● Provided data
###
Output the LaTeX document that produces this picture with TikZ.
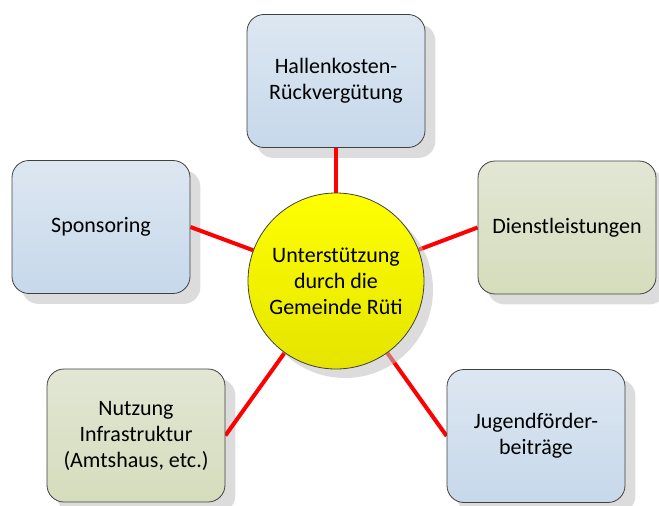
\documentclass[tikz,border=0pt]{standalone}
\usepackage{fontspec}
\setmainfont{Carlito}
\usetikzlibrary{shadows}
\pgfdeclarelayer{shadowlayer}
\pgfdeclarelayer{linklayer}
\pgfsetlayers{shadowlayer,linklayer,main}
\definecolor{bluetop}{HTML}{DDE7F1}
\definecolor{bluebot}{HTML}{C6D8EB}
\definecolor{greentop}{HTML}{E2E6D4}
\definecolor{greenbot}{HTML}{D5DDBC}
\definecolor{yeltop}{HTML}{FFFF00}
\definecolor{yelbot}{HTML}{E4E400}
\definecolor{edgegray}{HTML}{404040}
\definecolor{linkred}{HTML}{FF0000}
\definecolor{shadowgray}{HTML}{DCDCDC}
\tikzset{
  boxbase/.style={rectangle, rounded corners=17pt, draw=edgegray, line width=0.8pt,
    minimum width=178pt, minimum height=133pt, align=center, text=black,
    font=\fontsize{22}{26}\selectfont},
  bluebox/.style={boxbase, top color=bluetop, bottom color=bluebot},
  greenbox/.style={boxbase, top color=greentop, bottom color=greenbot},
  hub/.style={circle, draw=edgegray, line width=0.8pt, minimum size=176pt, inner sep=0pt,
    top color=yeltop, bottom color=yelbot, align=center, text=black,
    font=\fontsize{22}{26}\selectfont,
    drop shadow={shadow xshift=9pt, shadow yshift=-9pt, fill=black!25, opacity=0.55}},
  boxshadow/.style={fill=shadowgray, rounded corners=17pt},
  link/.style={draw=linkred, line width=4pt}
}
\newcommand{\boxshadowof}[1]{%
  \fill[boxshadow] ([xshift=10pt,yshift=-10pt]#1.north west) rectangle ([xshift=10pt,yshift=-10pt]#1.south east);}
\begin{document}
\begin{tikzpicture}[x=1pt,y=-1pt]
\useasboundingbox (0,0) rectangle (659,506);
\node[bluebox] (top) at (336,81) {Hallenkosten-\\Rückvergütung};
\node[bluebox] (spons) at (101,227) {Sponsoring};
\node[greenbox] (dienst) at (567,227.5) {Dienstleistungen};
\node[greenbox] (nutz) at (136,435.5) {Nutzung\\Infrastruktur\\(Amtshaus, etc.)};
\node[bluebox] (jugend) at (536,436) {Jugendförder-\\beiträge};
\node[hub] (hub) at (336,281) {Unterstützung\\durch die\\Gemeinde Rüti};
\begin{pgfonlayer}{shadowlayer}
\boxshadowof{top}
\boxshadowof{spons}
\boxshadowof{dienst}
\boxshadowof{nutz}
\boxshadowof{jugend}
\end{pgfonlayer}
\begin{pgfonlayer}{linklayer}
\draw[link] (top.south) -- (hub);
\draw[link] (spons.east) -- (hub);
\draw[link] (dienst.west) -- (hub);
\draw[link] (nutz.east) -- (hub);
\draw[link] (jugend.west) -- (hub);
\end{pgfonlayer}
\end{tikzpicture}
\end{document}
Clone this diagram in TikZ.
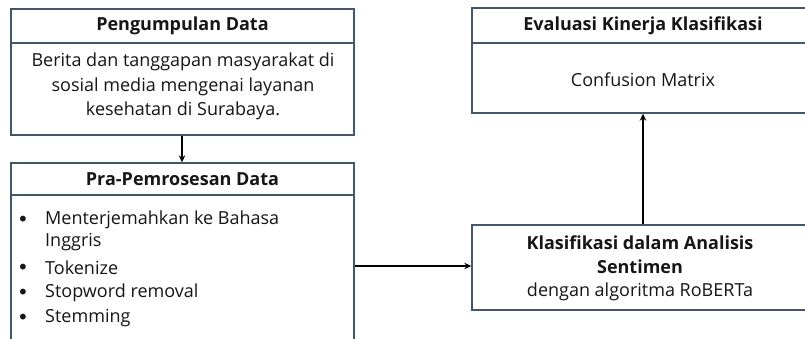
###
● To do
Give only the number of lines in the entries above that hold the string "this".

● Answer in full
2